US court bats for religious rights of Sikh officer, asks army to drop discriminatory testing

Upholding the religious freedom rights of Sikhs in the US armed forces, an American court has ruled in favour of a decorated Sikh army captain who had demanded that the military accommodate his articles of faith and abandon its impromptu discriminatory testing.

Captain Simratpal Singh, 28, in a lawsuit filed against the Department of Defence demanded the US military accommodate
his articles of faith and dump the discriminatory testing. "Thousands of other soldiers are permitted to wear long hair and beards for medical or other reasons, without being subjected to such specialised and costly testing of their helmets and gas masks," said judge Beryl A Howell, while ruling in captain Singh's favour on Thursday.

Simratpal Singh. The Sikh Coalition

Simratpal Singh.

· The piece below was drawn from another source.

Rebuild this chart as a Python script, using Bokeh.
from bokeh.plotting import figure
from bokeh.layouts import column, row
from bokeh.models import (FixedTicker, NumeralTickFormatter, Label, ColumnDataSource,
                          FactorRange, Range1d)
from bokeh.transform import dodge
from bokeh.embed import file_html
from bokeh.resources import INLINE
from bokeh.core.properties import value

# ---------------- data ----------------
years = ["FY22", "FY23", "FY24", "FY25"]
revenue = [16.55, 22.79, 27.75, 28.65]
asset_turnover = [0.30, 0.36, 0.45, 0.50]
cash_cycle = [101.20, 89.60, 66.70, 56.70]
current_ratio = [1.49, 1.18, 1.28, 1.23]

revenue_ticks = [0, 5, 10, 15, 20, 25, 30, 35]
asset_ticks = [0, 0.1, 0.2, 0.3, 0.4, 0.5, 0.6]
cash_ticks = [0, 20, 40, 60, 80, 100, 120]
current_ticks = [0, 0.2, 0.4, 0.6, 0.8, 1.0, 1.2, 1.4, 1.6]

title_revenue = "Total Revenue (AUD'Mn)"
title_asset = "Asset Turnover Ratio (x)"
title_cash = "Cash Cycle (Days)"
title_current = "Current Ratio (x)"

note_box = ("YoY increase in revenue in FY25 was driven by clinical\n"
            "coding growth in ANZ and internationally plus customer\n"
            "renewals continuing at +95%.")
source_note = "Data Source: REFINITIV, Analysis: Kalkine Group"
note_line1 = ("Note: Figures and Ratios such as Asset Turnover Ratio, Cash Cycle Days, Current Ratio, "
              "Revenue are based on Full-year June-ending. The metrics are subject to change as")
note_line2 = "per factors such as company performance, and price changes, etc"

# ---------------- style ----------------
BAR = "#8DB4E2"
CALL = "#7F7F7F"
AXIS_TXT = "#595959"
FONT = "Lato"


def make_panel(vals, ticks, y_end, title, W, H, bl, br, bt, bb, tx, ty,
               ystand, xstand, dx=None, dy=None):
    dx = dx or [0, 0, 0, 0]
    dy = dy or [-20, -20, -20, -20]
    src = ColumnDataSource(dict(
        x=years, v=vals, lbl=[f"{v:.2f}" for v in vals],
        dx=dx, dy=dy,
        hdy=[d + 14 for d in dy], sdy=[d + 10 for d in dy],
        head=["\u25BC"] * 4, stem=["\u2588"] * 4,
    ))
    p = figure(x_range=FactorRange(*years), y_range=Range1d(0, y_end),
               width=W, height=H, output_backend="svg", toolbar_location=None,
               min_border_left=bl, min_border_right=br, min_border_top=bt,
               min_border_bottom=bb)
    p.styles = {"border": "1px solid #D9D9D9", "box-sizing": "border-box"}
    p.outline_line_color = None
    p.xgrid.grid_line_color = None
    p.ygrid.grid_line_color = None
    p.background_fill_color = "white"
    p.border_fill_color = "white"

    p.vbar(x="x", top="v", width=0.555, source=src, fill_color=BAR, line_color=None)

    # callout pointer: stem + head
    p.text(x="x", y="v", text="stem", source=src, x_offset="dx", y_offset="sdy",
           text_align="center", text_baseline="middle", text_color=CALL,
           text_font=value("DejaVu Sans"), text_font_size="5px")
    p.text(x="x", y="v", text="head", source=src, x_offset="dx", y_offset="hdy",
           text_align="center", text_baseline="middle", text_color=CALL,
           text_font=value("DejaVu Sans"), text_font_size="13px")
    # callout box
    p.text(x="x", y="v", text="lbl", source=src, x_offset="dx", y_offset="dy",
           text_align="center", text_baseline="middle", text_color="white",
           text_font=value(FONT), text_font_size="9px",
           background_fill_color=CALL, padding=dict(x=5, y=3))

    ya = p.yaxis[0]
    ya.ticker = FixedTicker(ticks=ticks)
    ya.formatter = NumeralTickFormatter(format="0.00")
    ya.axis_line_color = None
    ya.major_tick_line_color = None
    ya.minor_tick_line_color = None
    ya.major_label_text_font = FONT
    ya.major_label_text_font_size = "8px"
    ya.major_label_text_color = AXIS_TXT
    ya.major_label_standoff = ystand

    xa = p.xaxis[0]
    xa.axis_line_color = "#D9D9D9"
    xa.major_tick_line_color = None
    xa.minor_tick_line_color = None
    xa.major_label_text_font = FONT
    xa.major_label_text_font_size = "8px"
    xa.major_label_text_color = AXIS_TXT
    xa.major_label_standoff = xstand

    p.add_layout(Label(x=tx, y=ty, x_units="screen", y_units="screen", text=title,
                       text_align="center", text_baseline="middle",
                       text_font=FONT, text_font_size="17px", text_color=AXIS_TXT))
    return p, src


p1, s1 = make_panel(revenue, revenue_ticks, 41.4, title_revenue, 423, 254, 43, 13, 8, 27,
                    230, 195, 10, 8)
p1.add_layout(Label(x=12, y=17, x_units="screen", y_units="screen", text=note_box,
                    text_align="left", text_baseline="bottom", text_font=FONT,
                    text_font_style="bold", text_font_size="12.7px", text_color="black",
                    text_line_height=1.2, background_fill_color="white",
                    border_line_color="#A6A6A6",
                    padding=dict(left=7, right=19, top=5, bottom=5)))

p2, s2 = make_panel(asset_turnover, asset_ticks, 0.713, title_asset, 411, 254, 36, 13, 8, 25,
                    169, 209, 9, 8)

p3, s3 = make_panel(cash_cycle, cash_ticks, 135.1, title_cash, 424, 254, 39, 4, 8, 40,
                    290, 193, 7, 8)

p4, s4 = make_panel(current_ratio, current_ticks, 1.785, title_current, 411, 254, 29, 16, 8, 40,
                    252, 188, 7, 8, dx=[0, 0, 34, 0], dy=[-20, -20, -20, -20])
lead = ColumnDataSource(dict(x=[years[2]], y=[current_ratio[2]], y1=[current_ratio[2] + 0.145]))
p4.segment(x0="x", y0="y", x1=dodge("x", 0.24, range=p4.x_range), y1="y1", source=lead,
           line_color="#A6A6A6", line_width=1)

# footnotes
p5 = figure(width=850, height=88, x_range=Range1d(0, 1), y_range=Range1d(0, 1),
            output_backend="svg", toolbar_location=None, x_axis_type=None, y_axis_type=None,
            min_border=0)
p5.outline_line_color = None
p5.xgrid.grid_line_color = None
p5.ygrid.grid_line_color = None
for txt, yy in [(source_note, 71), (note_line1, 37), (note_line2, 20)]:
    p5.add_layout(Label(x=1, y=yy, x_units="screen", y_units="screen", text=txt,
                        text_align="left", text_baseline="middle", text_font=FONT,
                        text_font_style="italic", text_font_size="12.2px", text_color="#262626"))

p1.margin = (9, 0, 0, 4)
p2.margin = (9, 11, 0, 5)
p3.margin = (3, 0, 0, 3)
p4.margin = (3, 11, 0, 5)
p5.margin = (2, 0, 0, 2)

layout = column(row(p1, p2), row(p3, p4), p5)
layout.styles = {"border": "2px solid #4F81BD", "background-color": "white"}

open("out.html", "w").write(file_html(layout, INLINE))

The Sikh Coalition

The US Department of Defence, which had granted and then extended Singh's temporary religious accommodation until 31 March, 2016, remains scheduled to make a final decision on his permanent accommodation by that deadline.

Captain Singh, who is a West Point graduate, Ranger, and Bronze Star Medal recipient, has successfully passed the safety tests required of his unit. "The US Constitution and the Religious Freedom Restoration Act make it clear that Captain Singh's right to practice his faith and serve in our military are not mutually exclusive," said Amandeep Sidhu, a partner at McDermott Will & Emery law firm, which represented Singh.

"We are grateful that the court is on the right side of religious freedom with its ruling, which begs the question: Does the world's largest employer really want to be on the wrong side of history?" he said.

The testing that the military planned to impose on captain Singh is not required of any other soldiers, even the tens of thousands with medical or religious accommodations, and including previously accommodated Sikhs, Sidhu said. Given that Singh has passed the standard safety tests, further testing would clearly be discriminatory, he claimed.

"We have been advocating for the simple, straightforward and equal right to serve for years, and held on to the belief that the military would correct this injustice once they realised their mistake," said the Sikh Coalition's legal director, Harsimran Kaur.
"The military's treatment of captain Singh, a decorated soldier, makes it clear that they deliberately want to squash diversity and religious freedom in their ranks; that is not something that any court, or any American, should ever tolerate," Kaur said.